_PROBLEM REQUIREMENTS:_ Write each line of the material exactly as given, from the top through the line that contains "110, 115, 120]", and omit all pictures.

#####

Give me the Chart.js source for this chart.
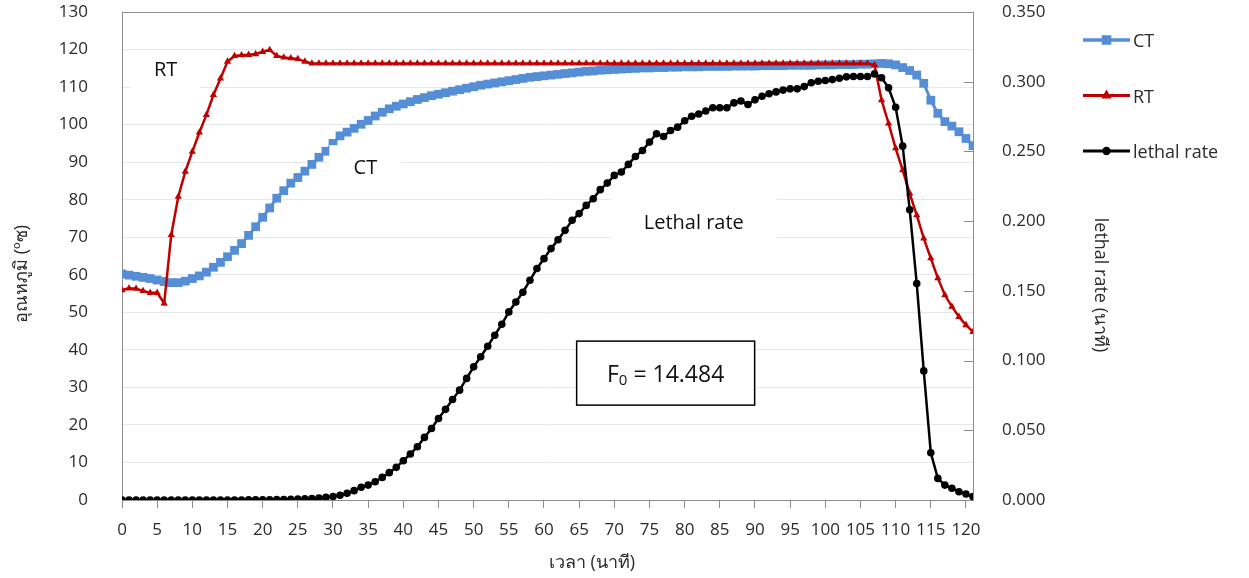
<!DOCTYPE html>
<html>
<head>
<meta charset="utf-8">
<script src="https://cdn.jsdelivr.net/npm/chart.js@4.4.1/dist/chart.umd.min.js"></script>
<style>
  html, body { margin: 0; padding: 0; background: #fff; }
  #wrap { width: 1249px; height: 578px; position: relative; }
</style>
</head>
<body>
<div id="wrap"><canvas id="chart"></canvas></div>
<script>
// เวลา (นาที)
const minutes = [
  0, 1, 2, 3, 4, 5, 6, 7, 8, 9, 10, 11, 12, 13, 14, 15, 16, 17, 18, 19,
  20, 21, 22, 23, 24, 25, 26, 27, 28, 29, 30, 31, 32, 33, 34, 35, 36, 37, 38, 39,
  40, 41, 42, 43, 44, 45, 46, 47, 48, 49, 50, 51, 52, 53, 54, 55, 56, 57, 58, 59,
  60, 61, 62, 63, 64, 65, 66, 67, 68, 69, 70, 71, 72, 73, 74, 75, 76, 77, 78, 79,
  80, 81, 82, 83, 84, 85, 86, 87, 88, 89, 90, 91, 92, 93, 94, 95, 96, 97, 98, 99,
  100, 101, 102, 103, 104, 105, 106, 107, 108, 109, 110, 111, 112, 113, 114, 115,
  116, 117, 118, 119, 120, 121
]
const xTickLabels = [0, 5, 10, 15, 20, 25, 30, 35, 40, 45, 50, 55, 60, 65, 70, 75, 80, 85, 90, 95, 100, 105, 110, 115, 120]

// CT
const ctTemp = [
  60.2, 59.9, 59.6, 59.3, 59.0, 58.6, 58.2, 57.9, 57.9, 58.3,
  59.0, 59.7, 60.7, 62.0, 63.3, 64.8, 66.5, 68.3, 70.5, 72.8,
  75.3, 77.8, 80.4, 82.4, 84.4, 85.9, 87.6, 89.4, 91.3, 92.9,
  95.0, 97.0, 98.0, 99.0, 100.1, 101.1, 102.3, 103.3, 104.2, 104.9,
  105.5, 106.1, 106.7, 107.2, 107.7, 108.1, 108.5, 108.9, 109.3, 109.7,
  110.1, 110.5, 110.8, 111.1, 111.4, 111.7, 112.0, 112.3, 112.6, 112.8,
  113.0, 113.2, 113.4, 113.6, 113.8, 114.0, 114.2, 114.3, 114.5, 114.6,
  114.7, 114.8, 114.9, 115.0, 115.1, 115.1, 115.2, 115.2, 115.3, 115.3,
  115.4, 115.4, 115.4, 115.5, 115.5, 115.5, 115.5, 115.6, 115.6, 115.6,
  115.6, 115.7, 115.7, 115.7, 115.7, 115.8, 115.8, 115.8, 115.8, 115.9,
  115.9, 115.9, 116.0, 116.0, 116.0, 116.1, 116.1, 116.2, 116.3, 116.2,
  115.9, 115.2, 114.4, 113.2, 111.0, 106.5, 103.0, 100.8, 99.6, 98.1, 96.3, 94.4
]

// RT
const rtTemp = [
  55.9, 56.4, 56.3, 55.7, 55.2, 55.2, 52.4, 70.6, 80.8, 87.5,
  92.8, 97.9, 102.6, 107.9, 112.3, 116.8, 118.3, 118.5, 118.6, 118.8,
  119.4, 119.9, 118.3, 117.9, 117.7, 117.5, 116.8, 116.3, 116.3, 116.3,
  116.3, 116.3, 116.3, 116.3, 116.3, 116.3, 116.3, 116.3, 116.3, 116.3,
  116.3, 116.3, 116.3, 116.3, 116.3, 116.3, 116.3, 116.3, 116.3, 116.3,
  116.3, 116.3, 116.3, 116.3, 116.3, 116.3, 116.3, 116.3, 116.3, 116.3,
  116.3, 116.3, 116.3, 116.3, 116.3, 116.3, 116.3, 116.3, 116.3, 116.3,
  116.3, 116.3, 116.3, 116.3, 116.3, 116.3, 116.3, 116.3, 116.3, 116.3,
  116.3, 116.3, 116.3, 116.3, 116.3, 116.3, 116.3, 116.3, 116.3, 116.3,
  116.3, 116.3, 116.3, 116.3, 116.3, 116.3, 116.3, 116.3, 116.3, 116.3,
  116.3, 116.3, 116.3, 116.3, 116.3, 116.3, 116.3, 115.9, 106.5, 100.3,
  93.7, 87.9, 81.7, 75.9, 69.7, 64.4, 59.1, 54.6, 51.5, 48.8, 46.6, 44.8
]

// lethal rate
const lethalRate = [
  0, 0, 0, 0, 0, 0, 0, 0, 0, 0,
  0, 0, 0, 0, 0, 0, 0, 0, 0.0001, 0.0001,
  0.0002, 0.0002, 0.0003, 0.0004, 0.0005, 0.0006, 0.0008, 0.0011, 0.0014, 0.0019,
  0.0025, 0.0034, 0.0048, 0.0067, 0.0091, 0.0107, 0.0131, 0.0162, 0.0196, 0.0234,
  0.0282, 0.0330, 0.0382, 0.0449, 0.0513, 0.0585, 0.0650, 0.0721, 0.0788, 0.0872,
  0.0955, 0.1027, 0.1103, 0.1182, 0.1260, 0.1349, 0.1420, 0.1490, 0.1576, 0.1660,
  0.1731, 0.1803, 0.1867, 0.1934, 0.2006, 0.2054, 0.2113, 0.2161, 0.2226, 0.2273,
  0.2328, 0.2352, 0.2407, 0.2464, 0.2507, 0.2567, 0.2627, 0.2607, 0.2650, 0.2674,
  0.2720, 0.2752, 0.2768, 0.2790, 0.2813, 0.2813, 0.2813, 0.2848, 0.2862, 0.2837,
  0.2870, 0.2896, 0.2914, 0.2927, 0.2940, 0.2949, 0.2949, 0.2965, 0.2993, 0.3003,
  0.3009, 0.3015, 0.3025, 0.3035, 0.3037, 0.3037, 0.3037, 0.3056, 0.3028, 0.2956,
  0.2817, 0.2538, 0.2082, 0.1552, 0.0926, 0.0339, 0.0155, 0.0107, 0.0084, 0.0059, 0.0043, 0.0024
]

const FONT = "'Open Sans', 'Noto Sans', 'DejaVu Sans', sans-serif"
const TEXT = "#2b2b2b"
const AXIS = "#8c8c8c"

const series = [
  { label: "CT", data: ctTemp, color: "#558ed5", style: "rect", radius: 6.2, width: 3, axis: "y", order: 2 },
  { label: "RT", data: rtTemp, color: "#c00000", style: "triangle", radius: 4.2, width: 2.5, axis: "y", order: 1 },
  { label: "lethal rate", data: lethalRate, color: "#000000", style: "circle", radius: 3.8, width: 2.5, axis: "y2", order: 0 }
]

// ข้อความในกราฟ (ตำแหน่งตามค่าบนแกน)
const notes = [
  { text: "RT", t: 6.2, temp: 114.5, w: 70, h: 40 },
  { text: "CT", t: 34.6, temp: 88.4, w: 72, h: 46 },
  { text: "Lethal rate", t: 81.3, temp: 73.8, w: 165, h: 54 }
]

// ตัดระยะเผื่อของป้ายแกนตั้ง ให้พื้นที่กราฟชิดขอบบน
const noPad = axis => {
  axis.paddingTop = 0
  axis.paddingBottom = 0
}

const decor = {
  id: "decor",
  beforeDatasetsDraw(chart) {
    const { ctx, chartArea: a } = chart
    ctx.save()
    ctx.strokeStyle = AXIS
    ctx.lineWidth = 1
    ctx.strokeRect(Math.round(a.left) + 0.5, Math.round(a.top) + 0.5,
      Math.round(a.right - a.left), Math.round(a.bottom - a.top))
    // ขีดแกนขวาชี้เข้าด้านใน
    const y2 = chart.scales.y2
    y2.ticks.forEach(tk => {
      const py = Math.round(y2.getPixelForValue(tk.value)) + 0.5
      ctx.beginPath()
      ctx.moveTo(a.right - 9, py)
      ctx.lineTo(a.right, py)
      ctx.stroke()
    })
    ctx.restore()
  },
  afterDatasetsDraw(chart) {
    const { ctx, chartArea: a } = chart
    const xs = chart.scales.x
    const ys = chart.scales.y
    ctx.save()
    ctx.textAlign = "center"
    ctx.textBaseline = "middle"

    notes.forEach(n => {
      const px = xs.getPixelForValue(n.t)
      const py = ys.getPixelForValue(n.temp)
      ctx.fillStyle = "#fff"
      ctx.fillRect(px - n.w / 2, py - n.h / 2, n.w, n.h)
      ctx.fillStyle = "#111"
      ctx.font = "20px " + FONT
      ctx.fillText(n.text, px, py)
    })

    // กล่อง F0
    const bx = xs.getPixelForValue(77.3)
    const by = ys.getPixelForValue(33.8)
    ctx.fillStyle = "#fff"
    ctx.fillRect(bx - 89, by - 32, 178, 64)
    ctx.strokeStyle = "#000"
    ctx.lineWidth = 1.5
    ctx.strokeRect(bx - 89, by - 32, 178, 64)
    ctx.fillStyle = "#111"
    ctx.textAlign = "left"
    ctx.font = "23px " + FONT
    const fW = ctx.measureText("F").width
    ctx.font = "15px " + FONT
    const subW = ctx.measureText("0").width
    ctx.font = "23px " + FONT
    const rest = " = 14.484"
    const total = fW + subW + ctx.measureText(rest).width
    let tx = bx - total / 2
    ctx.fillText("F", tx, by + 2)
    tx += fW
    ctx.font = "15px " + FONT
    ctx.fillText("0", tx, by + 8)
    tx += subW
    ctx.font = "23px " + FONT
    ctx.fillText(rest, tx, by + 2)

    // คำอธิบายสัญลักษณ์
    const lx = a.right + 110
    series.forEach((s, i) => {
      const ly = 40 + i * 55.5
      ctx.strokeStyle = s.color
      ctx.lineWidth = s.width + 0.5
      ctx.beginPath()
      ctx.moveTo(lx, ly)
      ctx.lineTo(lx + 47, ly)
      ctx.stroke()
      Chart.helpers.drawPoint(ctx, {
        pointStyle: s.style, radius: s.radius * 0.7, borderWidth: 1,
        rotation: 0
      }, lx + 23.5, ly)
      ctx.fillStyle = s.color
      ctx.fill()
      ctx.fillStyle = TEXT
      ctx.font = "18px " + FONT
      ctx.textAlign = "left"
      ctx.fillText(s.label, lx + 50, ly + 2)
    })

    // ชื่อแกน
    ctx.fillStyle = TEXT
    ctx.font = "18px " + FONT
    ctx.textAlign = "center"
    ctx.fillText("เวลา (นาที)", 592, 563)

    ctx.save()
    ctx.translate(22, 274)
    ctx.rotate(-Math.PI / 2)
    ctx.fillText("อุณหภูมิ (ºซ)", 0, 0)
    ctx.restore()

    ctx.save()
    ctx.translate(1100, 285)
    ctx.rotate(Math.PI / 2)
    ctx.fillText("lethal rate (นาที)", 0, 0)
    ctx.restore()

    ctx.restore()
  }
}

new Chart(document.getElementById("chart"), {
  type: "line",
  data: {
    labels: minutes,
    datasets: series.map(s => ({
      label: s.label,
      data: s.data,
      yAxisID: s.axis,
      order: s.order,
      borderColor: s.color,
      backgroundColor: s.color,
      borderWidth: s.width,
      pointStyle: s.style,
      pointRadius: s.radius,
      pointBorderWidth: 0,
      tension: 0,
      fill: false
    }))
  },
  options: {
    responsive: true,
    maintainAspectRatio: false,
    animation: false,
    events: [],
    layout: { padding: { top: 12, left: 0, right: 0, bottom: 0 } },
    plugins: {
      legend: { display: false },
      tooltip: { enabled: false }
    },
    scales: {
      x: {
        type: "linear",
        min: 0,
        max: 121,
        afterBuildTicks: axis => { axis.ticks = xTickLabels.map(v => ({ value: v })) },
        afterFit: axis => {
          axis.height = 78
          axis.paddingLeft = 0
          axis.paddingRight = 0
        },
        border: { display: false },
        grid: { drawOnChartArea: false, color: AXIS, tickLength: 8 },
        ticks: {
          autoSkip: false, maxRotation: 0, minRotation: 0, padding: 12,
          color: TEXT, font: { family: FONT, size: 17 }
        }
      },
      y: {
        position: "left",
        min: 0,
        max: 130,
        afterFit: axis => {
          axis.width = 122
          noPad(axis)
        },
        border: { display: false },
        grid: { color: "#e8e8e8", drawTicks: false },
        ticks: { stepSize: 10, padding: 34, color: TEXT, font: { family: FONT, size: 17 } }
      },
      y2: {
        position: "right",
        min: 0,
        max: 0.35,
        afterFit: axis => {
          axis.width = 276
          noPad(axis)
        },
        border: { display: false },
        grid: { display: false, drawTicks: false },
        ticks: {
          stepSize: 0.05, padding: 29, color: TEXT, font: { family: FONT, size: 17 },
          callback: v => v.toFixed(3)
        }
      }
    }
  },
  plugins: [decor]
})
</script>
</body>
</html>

#####

_TASK ANSWER:_
Give me the Chart.js source for this chart.
<!DOCTYPE html>
<html>
<head>
<meta charset="utf-8">
<script src="https://cdn.jsdelivr.net/npm/chart.js@4.4.1/dist/chart.umd.min.js"></script>
<style>
  html, body { margin: 0; padding: 0; background: #fff; }
  #wrap { width: 1249px; height: 578px; position: relative; }
</style>
</head>
<body>
<div id="wrap"><canvas id="chart"></canvas></div>
<script>
// เวลา (นาที)
const minutes = [
  0, 1, 2, 3, 4, 5, 6, 7, 8, 9, 10, 11, 12, 13, 14, 15, 16, 17, 18, 19,
  20, 21, 22, 23, 24, 25, 26, 27, 28, 29, 30, 31, 32, 33, 34, 35, 36, 37, 38, 39,
  40, 41, 42, 43, 44, 45, 46, 47, 48, 49, 50, 51, 52, 53, 54, 55, 56, 57, 58, 59,
  60, 61, 62, 63, 64, 65, 66, 67, 68, 69, 70, 71, 72, 73, 74, 75, 76, 77, 78, 79,
  80, 81, 82, 83, 84, 85, 86, 87, 88, 89, 90, 91, 92, 93, 94, 95, 96, 97, 98, 99,
  100, 101, 102, 103, 104, 105, 106, 107, 108, 109, 110, 111, 112, 113, 114, 115,
  116, 117, 118, 119, 120, 121
]
const xTickLabels = [0, 5, 10, 15, 20, 25, 30, 35, 40, 45, 50, 55, 60, 65, 70, 75, 80, 85, 90, 95, 100, 105, 110, 115, 120]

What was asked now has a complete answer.